Your book opens with a quote by Albert Einstein, who fled to America in the 1930s to escape Nazi Germany: "As long as I have any choice in the matter, I will live only in a country where civil liberty, tolerance, and equality of all citizens before the law are the rule." If Einstein were a gay software designer in America today, would he leave?

America now is like Europe in the late '20s. We're on a slippery slope. We see scientists leaving because of stem cell research. 2008 is the banner year. If we get a president like Santorum, that's when you'll see the tide really turn. Many thoughtful people in science and technology and entertainment, thoughtful people across America, are already thinking about their exit strategy.

In The Flight of the Creative Class you write that "the real foreign threat to the American economy is not terrorism, it's the way we make creative and talented people stop wanting to come here." How does a Hillary Clinton translate that bit of seemingly anti-patriotic rhetoric into a successful political sound bite in 2008?

The national political leadership is dead. They don't understand, and they don't care to understand. And I'm afraid to say, it's in both political parties. Now, the Republicans in the main don't care at all. They say, "We care about homeland security, we care about secure borders, and this openness issue is a second-order question." Bush and the Republicans are stoking the tremendous fear and anxiety of people who can't fit into the creative economy, who are being left behind in factory towns and dead-end service-economy jobs. They look at Seattle, and they see successful immigrants, they see young single people having fun, they see a strong gay and lesbian community, they see a new cosmopolitan elite, and they say, "Oh my God!" The Republicans stoke this and say, "The moral fabric of our society is falling away." People look back and say, "I want my family values back."

During the Depression in the 1930s, when we had a class war--almost a class war in this country--Roosevelt and the Democrats said, "We're going to allow many, many more Americans to have good jobs, to unionize, to have high wages, to have good occupational health safety. We're going to have social security and we're going to have welfare for those in need." They expanded the industrial economy to include everyone.
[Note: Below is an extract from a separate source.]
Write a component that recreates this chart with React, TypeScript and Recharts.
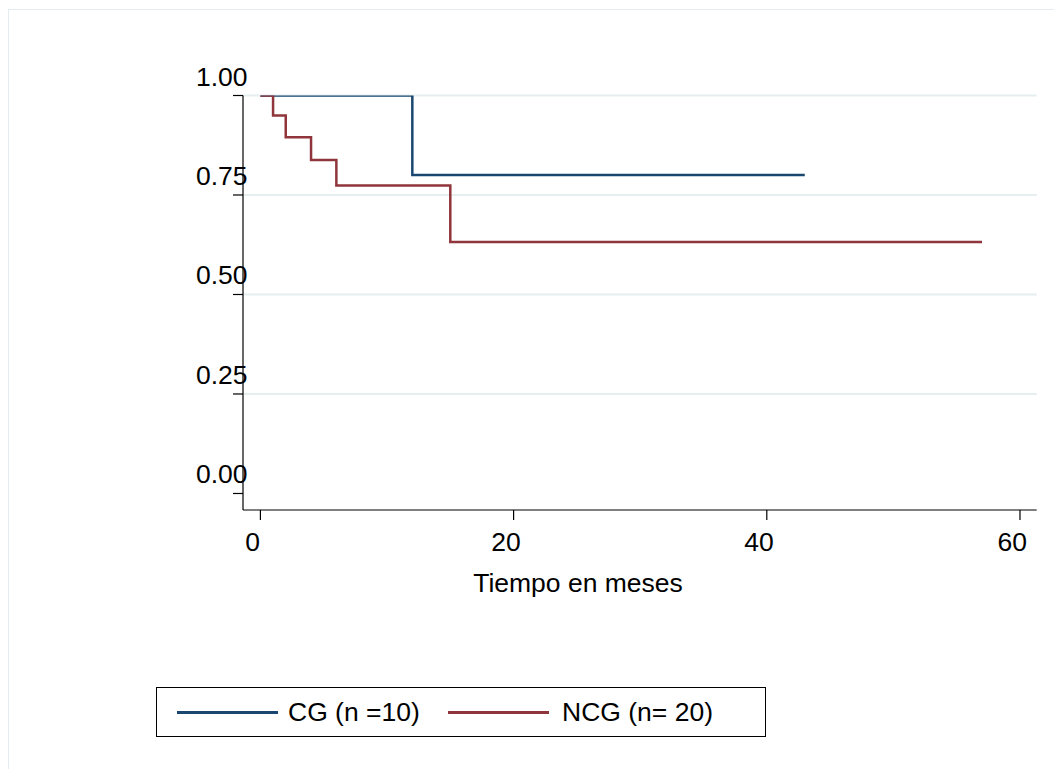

Today, the creative sector of the economy, like the industrial sector of the economy [once was], is the vibrant, growing, propulsive sector. It's generating 50 percent of our wages. The thing to do is not to put the brakes on the creative economy, not to slap down the creative class, but to expand it. And that means people who are toiling in these places, being left behind, who work in the service economy, they have to get a material benefit, they have to get a better way of life, they've got to see a way up, a way to connect. If not, they're going to fall victim to all of this fear and anxiety and exactly the buttons social conservatives are pushing. And now they've got Microsoft running scared.

You say Democrats are at fault for this too.

Yes. My critics on the labor left of the Democratic Party have now become neo-conservative--those folks are saying, "Who cares about immigrants, who cares about artists and musicians, who cares about the gay and lesbian community? What the Democratic Party has to do is go back and get the NASCAR dad." That's crazy. They ignore the issues which I'm telling you are the critical issues. I mean, what the United States faces is not just a trade and budget gap. What the United States faces is a huge talent deficit, because we've ignored the creative energy of our own people.